Somber tribute at Pearl Harbor
Survivors gathered Thursday at the site of the Japanese attack on Pearl Harbor to remember fellow servicemen killed in the early-morning raid 76 years ago.
About 20 survivors attended the event overlooking the harbor and the USS Arizona Memorial. They were joined by several thousand Navy sailors, officials and members of the public.
Gilbert Meyer, who lived through the 1941 Japanese bombing, said he returned because of his shipmates from the USS Utah — and to pay his respects and say a prayer for them.
Meyer, 84, who lives near Lytle, Texas, was an 18-year-old fireman first class on Dec. 7, 1941 when a torpedo hit the port side of the Utah.
He said he’s still alive because he happened to be on the ship’s starboard side.

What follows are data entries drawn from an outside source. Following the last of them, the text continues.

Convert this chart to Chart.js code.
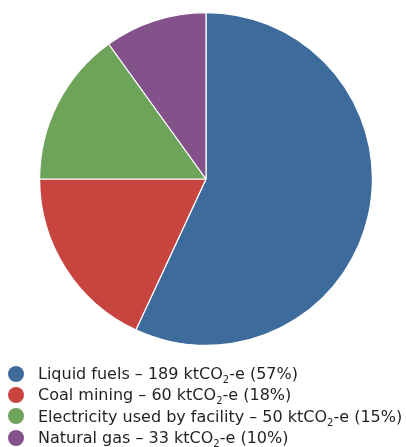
<!DOCTYPE html>
<html><head><meta charset="utf-8">
<script src="https://cdn.jsdelivr.net/npm/chart.js@4/dist/chart.umd.min.js"></script>
<style>
html,body{margin:0;padding:0;background:#fff;overflow:hidden}
#wrap{position:relative;width:406px;height:447px}
#legend{position:absolute;left:0;top:363px;width:406px;font-family:"DejaVu Sans",sans-serif;font-size:16px;color:#231f20}
.item{position:relative;height:21.4px;line-height:21.4px;white-space:nowrap;padding-left:38px}
.dot{position:absolute;left:8px;top:2.7px;width:16px;height:16px;border-radius:50%}
sub{font-size:10px;vertical-align:-4px;line-height:0}
</style>
</head><body><div id="wrap"><canvas id="c"></canvas><div id="legend"></div></div>
<script>
const categories = ["Liquid fuels", "Coal mining", "Electricity used by facility", "Natural gas"];
const values = [189, 60, 50, 33];
const percents = [57, 18, 15, 10];
const colors = ["#3d6c9c", "#c8443f", "#6ea45a", "#83528b"];
const labels = categories.map((c, i) => c + " – " + values[i] + " ktCO₂-e (" + percents[i] + "%)");

const chart = new Chart(document.getElementById("c"), {
  type: "pie",
  data: { labels: labels, datasets: [{ data: values, backgroundColor: colors, borderColor: "#fff", borderWidth: 1.2 }] },
  options: {
    responsive: true, maintainAspectRatio: false, animation: false,
    layout: { padding: { top: 12, bottom: 101, left: 6, right: 0 } },
    plugins: { tooltip: { enabled: false }, legend: { display: false } }
  }
});

const leg = document.getElementById("legend");
categories.forEach((c, i) => {
  const row = document.createElement("div");
  row.className = "item";
  const dot = document.createElement("span");
  dot.className = "dot";
  dot.style.background = colors[i];
  row.appendChild(dot);
  row.appendChild(document.createTextNode(c + " – " + values[i] + " ktCO"));
  const s = document.createElement("sub");
  s.textContent = "2";
  row.appendChild(s);
  row.appendChild(document.createTextNode("-e (" + percents[i] + "%)"));
  leg.appendChild(row);
});
</script></body></html>
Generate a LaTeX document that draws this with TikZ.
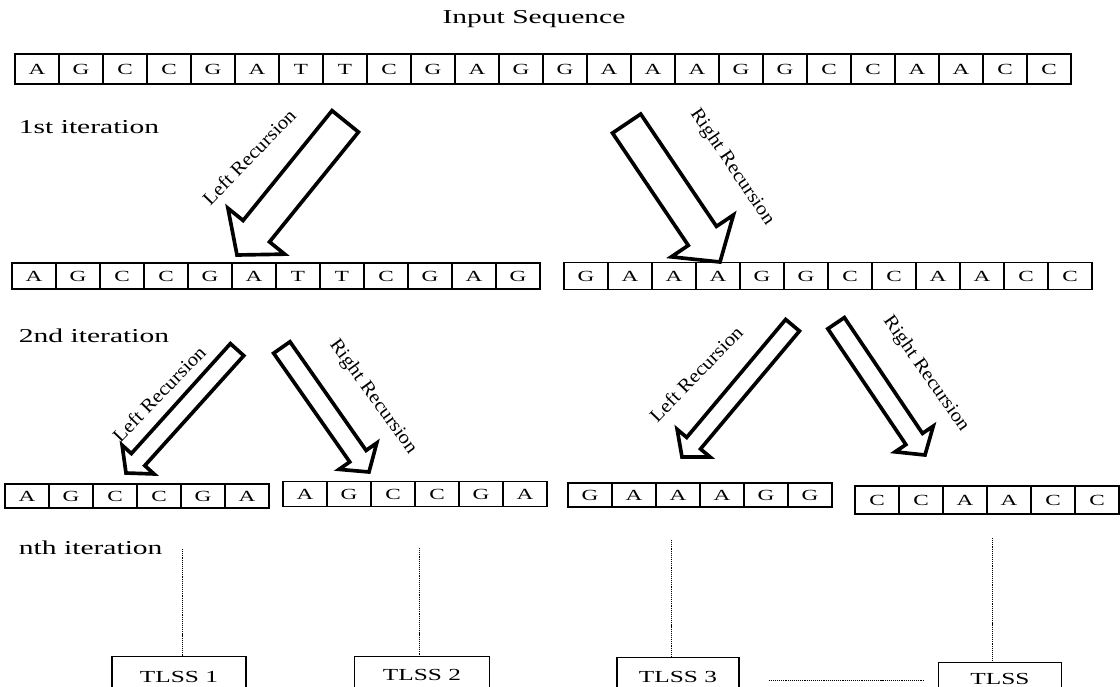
\documentclass[tikz,border=0pt]{standalone}
\usepackage{fontspec}
\setmainfont{Liberation Serif}[FakeStretch=1.5]
\newfontfamily\recfont{Liberation Serif}[FakeStretch=1.1]
\usepackage{tikz}
\usetikzlibrary{%
	calc%
}

\tikzset{
	cell/.style={draw, line width=0.8pt, inner sep=0pt, minimum width=1.1cm, font=\fontsize{11}{13}\selectfont},
	lbl/.style={font=\fontsize{14}{16}\selectfont, anchor=west},
	rec/.style={font=\recfont\fontsize{13.5}{15}\selectfont},
	fat/.style={draw, line width=2.6pt, line join=miter},
	leaf/.style={draw, line width=0.8pt, inner sep=0pt, anchor=north, text depth=0.6cm, font=\fontsize{12}{14}\selectfont},
	dotline/.style={line width=0.7pt, dash pattern=on 0.8pt off 0.7pt}
}

% one row of bases: name, left edge, centre y, height, bases
\newcommand{\seqrow}[5]{%
	\foreach \base [count=\k] in {#5}
		\node[cell, minimum height=#4] (#1-\k) at ({#2+(\k-0.5)*44},#3) {\base};
}

% hollow arrow: name, tip, angle, length, shaft half width, head half width
\newcommand{\fatarrow}[6]{%
	\coordinate (#1) at (#2);
	\begin{scope}[shift={(#1)}, rotate=#3]
		\draw[fat] (0,0) -- ({-0.84*#6},#6) -- ({-0.84*#6},#5) -- (-#4,#5)
			-- (-#4,-#5) -- ({-0.84*#6},-#5) -- ({-0.84*#6},-#6) -- cycle;
	\end{scope}
}

\begin{document}
\begin{tikzpicture}[x=0.025cm, y=-0.025cm]
		\useasboundingbox (0,0) rectangle (1120,686);
		\clip (0,0) rectangle (1120,686);

		% Labels
		\node[font=\fontsize{14}{16}\selectfont] (title) at (534,19) {Input Sequence};
		\node[lbl] (it1) at (14,127) {1st iteration};
		\node[lbl] (it2) at (14,336) {2nd iteration};
		\node[lbl] (itn) at (14,548) {nth iteration};

		% Sequences
		\seqrow{s}{15}{69}{0.75cm}{A,G,C,C,G,A,T,T,C,G,A,G,G,A,A,A,G,G,C,C,A,A,C,C}
		\seqrow{l}{12}{276}{0.65cm}{A,G,C,C,G,A,T,T,C,G,A,G}
		\seqrow{r}{564}{276}{0.67cm}{G,A,A,A,G,G,C,C,A,A,C,C}
		\seqrow{ll}{5}{496}{0.6cm}{A,G,C,C,G,A}
		\seqrow{lr}{283}{494}{0.62cm}{A,G,C,C,G,A}
		\seqrow{rl}{568}{495}{0.6cm}{G,A,A,A,G,G}
		\seqrow{rr}{855}{500}{0.7cm}{C,C,A,A,C,C}

		% Recursion arrows
		\fatarrow{a1l}{237,255}{231}{172}{17}{36.5}
		\fatarrow{a1r}{720,262}{-56}{167}{17}{37.5}
		\fatarrow{a2l}{126,473}{228}{166}{9}{21.5}
		\fatarrow{a2r}{369,472}{-55}{152}{10}{23}
		\fatarrow{a3l}{682,457}{230}{172}{9}{21.5}
		\fatarrow{a3r}{925,455}{-56}{159}{10}{23}

		\node[rec, rotate=46] (t1l) at (249,157) {Left Recursion};
		\node[rec, rotate=-56] (t1r) at (732,167) {Right Recursion};
		\node[rec, rotate=46] (t2l) at (159,394) {Left Recursion};
		\node[rec, rotate=-54] (t2r) at (373,397) {Right Recursion};
		\node[rec, rotate=46] (t3l) at (696,374) {Left Recursion};
		\node[rec, rotate=-55] (t3r) at (926,374) {Right Recursion};

		% Results
		\node[leaf, minimum width=3.35cm, text height=0.65cm] (tl1) at (179,656) {TLSS 1};
		\node[leaf, minimum width=3.375cm, text height=0.6cm] (tl2) at (422,656) {TLSS 2};
		\node[leaf, minimum width=3.05cm, text height=0.625cm] (tl3) at (678,657) {TLSS 3};
		\node[leaf, minimum width=3.075cm, text height=0.55cm] (tl4) at (1000,662) {TLSS};

		% Dotted links
		\coordinate (v1) at (182,549);
		\coordinate (v2) at (419,548);
		\coordinate (v3) at (671,540);
		\coordinate (v4) at (992,538);
		\draw[dotline] (v1) -- (v1 |- tl1.north);
		\draw[dotline] (v2) -- (v2 |- tl2.north);
		\draw[dotline] (v3) -- (v3 |- tl3.north);
		\draw[dotline] (v4) -- (v4 |- tl4.north);
		\draw[dotline] ($(tl3.north east)+(29,23)$) -- ($(tl4.north west)+(-15,18)$);
	\end{tikzpicture}
\end{document}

“I think about my shipmates and how they were killed. It reminds me that we’re lucky we got off and we’ve made a good country for them,” Meyer said.
Author Steve Twomey delivered the ceremony’s keynote address. Twomey wrote the book “Countdown to Pearl Harbor,” which examines the 12 days leading up to the Dec. 7, 1941 attack.
After a moment of silence at 7:55 a.m., the same time that the attack began on Dec. 7, 1941, four F-22 jets from the Hawaii Air National Guard flew overhead.
More than 2,300 servicemen were killed in the assault. Nearly half were on the USS Arizona, which exploded and sank after it was hit by two bombs.